Les Moudjahidines ont changé d’avis, après avoir annoncé la levée des réserves, donc le problème est forcément à leur niveau vu que je n’en ai aucun avec le ministère de la Culture qui a lui-même annoncé la sortie du film. Donc j’ai été à la Présidence, j’ai donné des comptes rendus, j’attends de voir ce qui va se passer mais je sais qu’il y ait des problèmes dans le film, notamment sur l’altercation entre Ben M’Hidi et Ben Bella au Caire, le Congrès de la Soummam et le rôle de Abane Ramdane, même si on ne me le dit pas clairement. Donc le film ne sort pas alors qu’on devait signer des contrats de distribution ce printemps. Donc en septembre, on devra prendre les décisions qui s’imposent.
 

-Etes-vous confiant dans l’avenir du cinéma avec les nouvelles dispositions, intentions et déclarations des décideurs ? 

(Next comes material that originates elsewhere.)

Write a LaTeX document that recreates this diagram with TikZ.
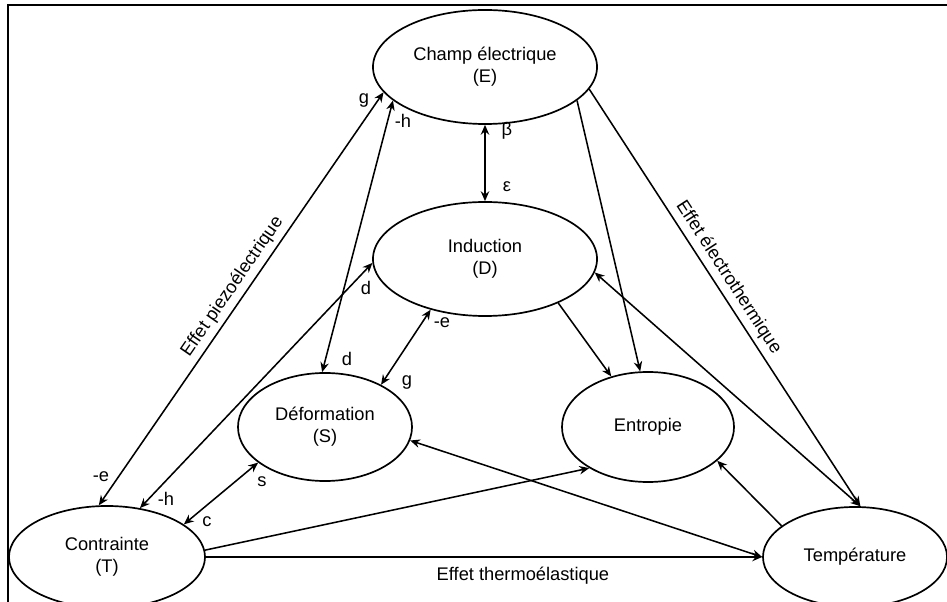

On est en train de casser une dynamique et perdre du terrain par rapport à nos voisins. Au Moyen-Orient, au Qatar, aux Emirats arabes ou en Arabie Saoudite, on met énormément d’argent dans les films, on a compris que ce sont des outils de propagande et de lobbying qui fonctionnent comme un ministère des Affaires étrangères et j’ai l’impression qu’en Algérie, on n’a pas saisi cet aspect. Par exemple, malgré la crise économique que subit la Tunisie, le cinéma n’a pas été touché, les aides continuent et les films sortent, contrairement à l’Algérie où à part les films de commandes des Moudjahidines, les longs métrages sont bloqués. On est absents des festivals internationaux et d’autres pays prennent la place, même les étrangers hésitent à venir tourner en Algérie, c’est trop flou, il n’y a rien de concret. Il y a une régression, des lourdeurs, on a multiplié les institutions publiques de cinéma alors qu’il y en avait déjà beaucoup, ça pénalise le cinéma. On parle de formation, de financements mais on attend toujours. Je suis pessimiste pour l’instant mais on verra.